Andere führen Kriege, tu felix Austria – baue!

Eskalation in der Ostukraine? Kein Problem, wir bauen einfach eine Bahnlinie – meint man beim Wirtschaftsbund.

Es ist eine Idee, die seit Jahren durch die Gegend geistert – die Verlängerung der Breitspur bis nach Wien. Derzeit müssen die Waggons, die in Europa mit einer Spurweite von 1435 Millimeter fahren, in der Ostslowakei stehen bleiben. Ab dort können nur mehr Waggons fahren, die der russischen Breitspur von 1520 Millimetern entsprechen. Würde man diese Breitspur bis nach Wien verlängern, könnte die heimische Hauptstadt zu einem internationalen Umschlagplatz für Waren werden, die auf dem Landweg aus China kommen, so die Vision (dort fährt man zwar ebenfalls Normalspur, an der chinesisch/russischen Grenze muss also bereits einmal gewechselt werden, das tut der Vision aber keinen Abbruch).

Besonders angetan von dieser Idee ist seit jeher der Wirtschaftsbund Wien. Und ja – eine Verlängerung der Breitspur würde dazu führen, dass es bei Wien ein neues Güterterminal mit einer ganzen Menge an neuen Jobs gäbe. Eine tolle Sache also.

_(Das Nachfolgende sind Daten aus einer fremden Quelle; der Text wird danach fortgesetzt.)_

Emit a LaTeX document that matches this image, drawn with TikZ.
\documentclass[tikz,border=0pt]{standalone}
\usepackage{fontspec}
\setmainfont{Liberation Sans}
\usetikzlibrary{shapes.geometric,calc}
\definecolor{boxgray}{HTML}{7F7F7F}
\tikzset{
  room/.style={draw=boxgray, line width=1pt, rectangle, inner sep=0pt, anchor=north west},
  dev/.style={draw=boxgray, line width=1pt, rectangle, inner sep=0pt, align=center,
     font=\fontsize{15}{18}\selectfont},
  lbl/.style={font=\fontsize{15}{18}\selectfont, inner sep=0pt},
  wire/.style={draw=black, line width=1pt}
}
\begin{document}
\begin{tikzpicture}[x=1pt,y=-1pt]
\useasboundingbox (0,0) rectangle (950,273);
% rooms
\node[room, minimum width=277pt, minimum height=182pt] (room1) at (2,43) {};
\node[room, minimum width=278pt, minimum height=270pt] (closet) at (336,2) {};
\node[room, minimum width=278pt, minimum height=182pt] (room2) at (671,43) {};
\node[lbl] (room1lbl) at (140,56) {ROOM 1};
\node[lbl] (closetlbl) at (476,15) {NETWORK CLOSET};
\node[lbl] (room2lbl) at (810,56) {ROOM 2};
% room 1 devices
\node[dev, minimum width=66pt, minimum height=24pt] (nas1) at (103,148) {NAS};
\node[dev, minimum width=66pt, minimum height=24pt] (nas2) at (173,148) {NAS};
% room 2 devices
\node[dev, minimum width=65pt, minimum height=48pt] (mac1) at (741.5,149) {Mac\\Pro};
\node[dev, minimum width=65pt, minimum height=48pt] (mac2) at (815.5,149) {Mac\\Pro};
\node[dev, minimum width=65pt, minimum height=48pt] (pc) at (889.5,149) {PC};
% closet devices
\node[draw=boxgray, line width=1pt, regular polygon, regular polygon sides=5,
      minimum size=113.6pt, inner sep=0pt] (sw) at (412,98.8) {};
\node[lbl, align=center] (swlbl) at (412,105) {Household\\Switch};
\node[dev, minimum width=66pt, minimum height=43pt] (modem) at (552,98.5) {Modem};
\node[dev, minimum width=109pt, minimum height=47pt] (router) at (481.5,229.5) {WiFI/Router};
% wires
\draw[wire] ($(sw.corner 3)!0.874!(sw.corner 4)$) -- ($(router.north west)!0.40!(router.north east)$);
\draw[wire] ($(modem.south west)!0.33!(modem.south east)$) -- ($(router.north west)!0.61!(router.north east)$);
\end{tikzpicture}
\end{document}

Allerdings hat die Verlängerung der Breitspur auch einige Haken – die der Grund dafür sein könnten, dass sich seit fast zehn Jahren und unzähligen Ankündigungen bisher noch nichts getan hat. So müsste um geschätzte neun Milliarden Euro quer durch die Slowakei eine Bahnstrecke parallel zu einer bereits bestehenden gebaut werden. Die Slowaken dürften das aber nicht bezahlen wollen. Ihnen brächte die Breitspur nämlich nur eines: dass ihr derzeitiges Umschlagzentrum in der strukturschwachen Ostslowakei ins reiche Österreich abwandert. Hinzu kommt, dass die Stimmung zwischen Russland und der Ukraine (jenen beiden Ländern durch die die Breitspur weiter im Osten führt) gerade nicht die Beste ist. Manche sprechen sogar von einem mehr oder weniger offenen Krieg.

Alles kein Grund für den Wiener Wirtschaftsbund, das Thema nicht gerade jetzt wieder verstärkt anzugehen. Die Verlängerung der Breitspur könne nämlich sogar ein „sinnvoller Akt“ sein, um „Frieden zwischen Russland und Europa zu etablieren“, so der Wiener Wirtschaftsbund-Chef Alexander Biach. Ob das Thema auf der Prioritätenliste in Moskau und Kiew zurzeit ebenfalls ganz oben steht, konnte leider nicht eruiert werden.

PS: Dass die unterschiedlichen Spurweiten einst eingeführt wurden, um militärische Invasionen zu erschweren, erwähnen wir in diesem Zusammenhang besser nicht.